Document database is what people refer to as NoSQL. These database is schemaless and several of it support distributed service. Storing in document database is like storing a big JSON/Map. It suitable for early app because it schemaless so there is no need to define a rigid data structure. Document database also have index to optimize query. Filtering and searching inside document database is also possible with a query that every databse have their own language.

The most notable document database type is mongo DB. It is a free database that utilized by many companies to fit their needs. The popularity of mongo DB causes abundance of tutorial, different use cases, and community troubleshooting aka StackOverflow. Although it has its own query language and have different syntax from its relational sibling, it fairly easy to pick up and impelement structure or query you want to implement.

Relational

The most famous database type because it originates back in early computer boom. Relational database need a schema to operate. While it sounds cumbersome, it actually has at least two benefits. First is keeping your data neat and understandable. Second is its rigidity ensure any program that interact with it follows it rules not the other way around. Relational database enable users create relation between their data. While it sounds trivial, it have a lot of impact in data structure. Creating relation makes user could create a more complex and customizable table that consisted data from many table. Most of the problem, at least in my exprience, can be modeled with relational database.
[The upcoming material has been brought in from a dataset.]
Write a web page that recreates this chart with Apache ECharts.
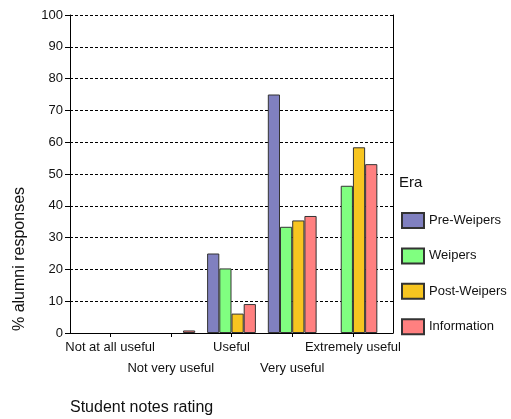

Most notable relational database is MySQL and PostgreSQL. There paid relational database sevice such as oracle and Microsoft SQL but i choose the free one.

Graph

Graph database is the database that usually forgotten when someone talks about NoSQL. Graph database focus on relations between node. Like in graph theory, data that stored in graph database consists of node and vertex. Graph database excel in handling many-to-many relations. While relational database capable doing many to many relationship using join tables, graph database manage it without using additional tool.

I can’t say many things about graph database because i never use it really. I’d love to explore interesting case that graph database plyas central role.

Full Text Search

It pretty similar to docoment database. Notable player in full text search is elasticsearch. While elastic support paradigm that any document database support, i think it really shine in full text search. It offers quick search so that is support autocomplete search in a search bar. In text heavy application such archive elasticsearch really helps. On a good side, elasticsearch use Rest API to interact with database.

Same as the graph database, i never really use elastic or any full text database. Maybe i will improve this once i experienced using elastic.

So that’s my overview for database. This post inspired by firebase.io database video.